▶ _SUPPLIED MATERIAL_
---

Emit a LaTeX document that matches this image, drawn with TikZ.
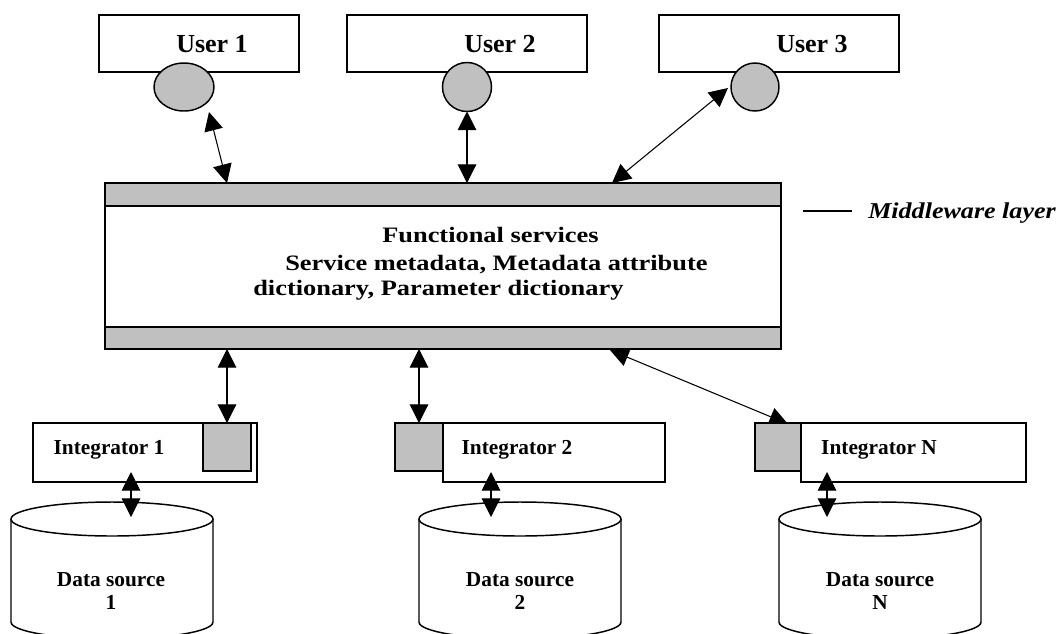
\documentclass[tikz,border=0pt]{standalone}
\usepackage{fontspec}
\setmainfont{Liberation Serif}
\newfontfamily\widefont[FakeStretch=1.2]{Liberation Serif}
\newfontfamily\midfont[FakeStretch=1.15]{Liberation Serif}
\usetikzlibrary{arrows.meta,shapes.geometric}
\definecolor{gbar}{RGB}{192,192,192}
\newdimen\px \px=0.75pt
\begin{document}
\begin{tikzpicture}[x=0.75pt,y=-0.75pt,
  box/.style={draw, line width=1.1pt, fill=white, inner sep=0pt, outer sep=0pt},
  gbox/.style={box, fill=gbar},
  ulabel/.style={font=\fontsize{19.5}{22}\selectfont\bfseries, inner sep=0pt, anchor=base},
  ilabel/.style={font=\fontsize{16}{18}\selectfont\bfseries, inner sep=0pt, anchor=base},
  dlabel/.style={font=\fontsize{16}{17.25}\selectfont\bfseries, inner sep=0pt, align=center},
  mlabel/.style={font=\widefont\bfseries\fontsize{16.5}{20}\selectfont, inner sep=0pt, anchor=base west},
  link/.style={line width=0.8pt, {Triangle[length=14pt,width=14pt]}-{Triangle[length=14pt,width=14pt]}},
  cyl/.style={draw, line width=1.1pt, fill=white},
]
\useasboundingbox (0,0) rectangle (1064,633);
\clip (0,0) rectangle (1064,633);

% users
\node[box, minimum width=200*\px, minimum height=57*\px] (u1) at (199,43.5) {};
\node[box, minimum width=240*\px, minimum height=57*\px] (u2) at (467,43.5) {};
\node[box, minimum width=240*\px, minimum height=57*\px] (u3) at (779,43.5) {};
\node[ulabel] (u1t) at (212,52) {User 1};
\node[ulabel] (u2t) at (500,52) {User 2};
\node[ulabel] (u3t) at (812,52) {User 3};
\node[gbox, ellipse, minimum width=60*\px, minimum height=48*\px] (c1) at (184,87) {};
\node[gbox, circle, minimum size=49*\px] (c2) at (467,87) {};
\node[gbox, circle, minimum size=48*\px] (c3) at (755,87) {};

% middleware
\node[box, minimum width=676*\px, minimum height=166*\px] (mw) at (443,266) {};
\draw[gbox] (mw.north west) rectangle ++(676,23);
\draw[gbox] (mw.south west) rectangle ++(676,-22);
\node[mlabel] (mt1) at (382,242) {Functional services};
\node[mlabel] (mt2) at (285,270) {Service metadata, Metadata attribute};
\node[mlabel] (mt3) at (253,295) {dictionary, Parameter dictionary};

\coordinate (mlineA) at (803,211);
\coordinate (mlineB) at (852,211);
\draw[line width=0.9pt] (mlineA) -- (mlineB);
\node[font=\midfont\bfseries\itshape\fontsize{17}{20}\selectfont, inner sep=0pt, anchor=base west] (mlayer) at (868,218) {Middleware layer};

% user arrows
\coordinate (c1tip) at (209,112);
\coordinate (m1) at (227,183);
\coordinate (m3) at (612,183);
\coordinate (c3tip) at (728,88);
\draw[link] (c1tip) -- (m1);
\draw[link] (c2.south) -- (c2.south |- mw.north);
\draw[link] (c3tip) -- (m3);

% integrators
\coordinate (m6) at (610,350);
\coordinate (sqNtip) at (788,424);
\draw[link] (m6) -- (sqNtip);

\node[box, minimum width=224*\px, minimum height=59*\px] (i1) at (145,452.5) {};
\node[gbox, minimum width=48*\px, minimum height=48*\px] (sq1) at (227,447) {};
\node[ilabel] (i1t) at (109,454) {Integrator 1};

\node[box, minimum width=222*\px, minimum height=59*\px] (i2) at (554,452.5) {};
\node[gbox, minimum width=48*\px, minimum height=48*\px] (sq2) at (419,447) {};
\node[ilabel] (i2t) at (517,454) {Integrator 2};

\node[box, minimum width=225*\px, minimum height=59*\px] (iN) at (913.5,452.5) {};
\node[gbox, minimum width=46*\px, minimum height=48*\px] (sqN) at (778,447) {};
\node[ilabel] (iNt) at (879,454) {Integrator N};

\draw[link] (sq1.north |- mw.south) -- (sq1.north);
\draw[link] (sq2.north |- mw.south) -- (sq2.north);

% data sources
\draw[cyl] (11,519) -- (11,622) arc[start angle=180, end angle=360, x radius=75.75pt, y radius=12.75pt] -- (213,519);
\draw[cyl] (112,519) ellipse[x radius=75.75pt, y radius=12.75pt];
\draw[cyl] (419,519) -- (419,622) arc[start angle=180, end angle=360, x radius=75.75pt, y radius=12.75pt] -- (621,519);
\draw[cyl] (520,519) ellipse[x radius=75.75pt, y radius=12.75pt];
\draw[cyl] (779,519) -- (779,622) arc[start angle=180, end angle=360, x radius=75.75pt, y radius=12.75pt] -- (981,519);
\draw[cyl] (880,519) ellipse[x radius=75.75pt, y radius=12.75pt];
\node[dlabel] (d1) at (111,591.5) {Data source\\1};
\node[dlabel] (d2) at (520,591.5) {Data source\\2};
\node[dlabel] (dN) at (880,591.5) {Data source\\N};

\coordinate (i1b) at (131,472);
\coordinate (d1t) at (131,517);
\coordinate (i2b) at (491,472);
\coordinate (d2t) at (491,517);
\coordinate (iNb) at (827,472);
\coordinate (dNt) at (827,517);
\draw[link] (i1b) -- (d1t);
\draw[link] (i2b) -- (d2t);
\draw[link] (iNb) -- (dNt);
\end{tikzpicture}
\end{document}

---

▶ _BRIEF_
Quote the listing above in full, except for the pictures.

▶ _FINAL RESULT_
Emit a LaTeX document that matches this image, drawn with TikZ.
\documentclass[tikz,border=0pt]{standalone}
\usepackage{fontspec}
\setmainfont{Liberation Serif}
\newfontfamily\widefont[FakeStretch=1.2]{Liberation Serif}
\newfontfamily\midfont[FakeStretch=1.15]{Liberation Serif}
\usetikzlibrary{arrows.meta,shapes.geometric}
\definecolor{gbar}{RGB}{192,192,192}
\newdimen\px \px=0.75pt
\begin{document}
\begin{tikzpicture}[x=0.75pt,y=-0.75pt,
  box/.style={draw, line width=1.1pt, fill=white, inner sep=0pt, outer sep=0pt},
  gbox/.style={box, fill=gbar},
  ulabel/.style={font=\fontsize{19.5}{22}\selectfont\bfseries, inner sep=0pt, anchor=base},
  ilabel/.style={font=\fontsize{16}{18}\selectfont\bfseries, inner sep=0pt, anchor=base},
  dlabel/.style={font=\fontsize{16}{17.25}\selectfont\bfseries, inner sep=0pt, align=center},
  mlabel/.style={font=\widefont\bfseries\fontsize{16.5}{20}\selectfont, inner sep=0pt, anchor=base west},
  link/.style={line width=0.8pt, {Triangle[length=14pt,width=14pt]}-{Triangle[length=14pt,width=14pt]}},
  cyl/.style={draw, line width=1.1pt, fill=white},
]
\useasboundingbox (0,0) rectangle (1064,633);
\clip (0,0) rectangle (1064,633);

% users
\node[box, minimum width=200*\px, minimum height=57*\px] (u1) at (199,43.5) {};
\node[box, minimum width=240*\px, minimum height=57*\px] (u2) at (467,43.5) {};
\node[box, minimum width=240*\px, minimum height=57*\px] (u3) at (779,43.5) {};
\node[ulabel] (u1t) at (212,52) {User 1};
\node[ulabel] (u2t) at (500,52) {User 2};
\node[ulabel] (u3t) at (812,52) {User 3};
\node[gbox, ellipse, minimum width=60*\px, minimum height=48*\px] (c1) at (184,87) {};
\node[gbox, circle, minimum size=49*\px] (c2) at (467,87) {};
\node[gbox, circle, minimum size=48*\px] (c3) at (755,87) {};

% middleware
\node[box, minimum width=676*\px, minimum height=166*\px] (mw) at (443,266) {};
\draw[gbox] (mw.north west) rectangle ++(676,23);
\draw[gbox] (mw.south west) rectangle ++(676,-22);
\node[mlabel] (mt1) at (382,242) {Functional services};
\node[mlabel] (mt2) at (285,270) {Service metadata, Metadata attribute};
\node[mlabel] (mt3) at (253,295) {dictionary, Parameter dictionary};

\coordinate (mlineA) at (803,211);
\coordinate (mlineB) at (852,211);
\draw[line width=0.9pt] (mlineA) -- (mlineB);
\node[font=\midfont\bfseries\itshape\fontsize{17}{20}\selectfont, inner sep=0pt, anchor=base west] (mlayer) at (868,218) {Middleware layer};

% user arrows
\coordinate (c1tip) at (209,112);
\coordinate (m1) at (227,183);
\coordinate (m3) at (612,183);
\coordinate (c3tip) at (728,88);
\draw[link] (c1tip) -- (m1);
\draw[link] (c2.south) -- (c2.south |- mw.north);
\draw[link] (c3tip) -- (m3);

% integrators
\coordinate (m6) at (610,350);
\coordinate (sqNtip) at (788,424);
\draw[link] (m6) -- (sqNtip);

\node[box, minimum width=224*\px, minimum height=59*\px] (i1) at (145,452.5) {};
\node[gbox, minimum width=48*\px, minimum height=48*\px] (sq1) at (227,447) {};
\node[ilabel] (i1t) at (109,454) {Integrator 1};

\node[box, minimum width=222*\px, minimum height=59*\px] (i2) at (554,452.5) {};
\node[gbox, minimum width=48*\px, minimum height=48*\px] (sq2) at (419,447) {};
\node[ilabel] (i2t) at (517,454) {Integrator 2};

\node[box, minimum width=225*\px, minimum height=59*\px] (iN) at (913.5,452.5) {};
\node[gbox, minimum width=46*\px, minimum height=48*\px] (sqN) at (778,447) {};
\node[ilabel] (iNt) at (879,454) {Integrator N};

\draw[link] (sq1.north |- mw.south) -- (sq1.north);
\draw[link] (sq2.north |- mw.south) -- (sq2.north);

% data sources
\draw[cyl] (11,519) -- (11,622) arc[start angle=180, end angle=360, x radius=75.75pt, y radius=12.75pt] -- (213,519);
\draw[cyl] (112,519) ellipse[x radius=75.75pt, y radius=12.75pt];
\draw[cyl] (419,519) -- (419,622) arc[start angle=180, end angle=360, x radius=75.75pt, y radius=12.75pt] -- (621,519);
\draw[cyl] (520,519) ellipse[x radius=75.75pt, y radius=12.75pt];
\draw[cyl] (779,519) -- (779,622) arc[start angle=180, end angle=360, x radius=75.75pt, y radius=12.75pt] -- (981,519);
\draw[cyl] (880,519) ellipse[x radius=75.75pt, y radius=12.75pt];
\node[dlabel] (d1) at (111,591.5) {Data source\\1};
\node[dlabel] (d2) at (520,591.5) {Data source\\2};
\node[dlabel] (dN) at (880,591.5) {Data source\\N};

\coordinate (i1b) at (131,472);
\coordinate (d1t) at (131,517);
\coordinate (i2b) at (491,472);
\coordinate (d2t) at (491,517);
\coordinate (iNb) at (827,472);
\coordinate (dNt) at (827,517);
\draw[link] (i1b) -- (d1t);
\draw[link] (i2b) -- (d2t);
\draw[link] (iNb) -- (dNt);
\end{tikzpicture}
\end{document}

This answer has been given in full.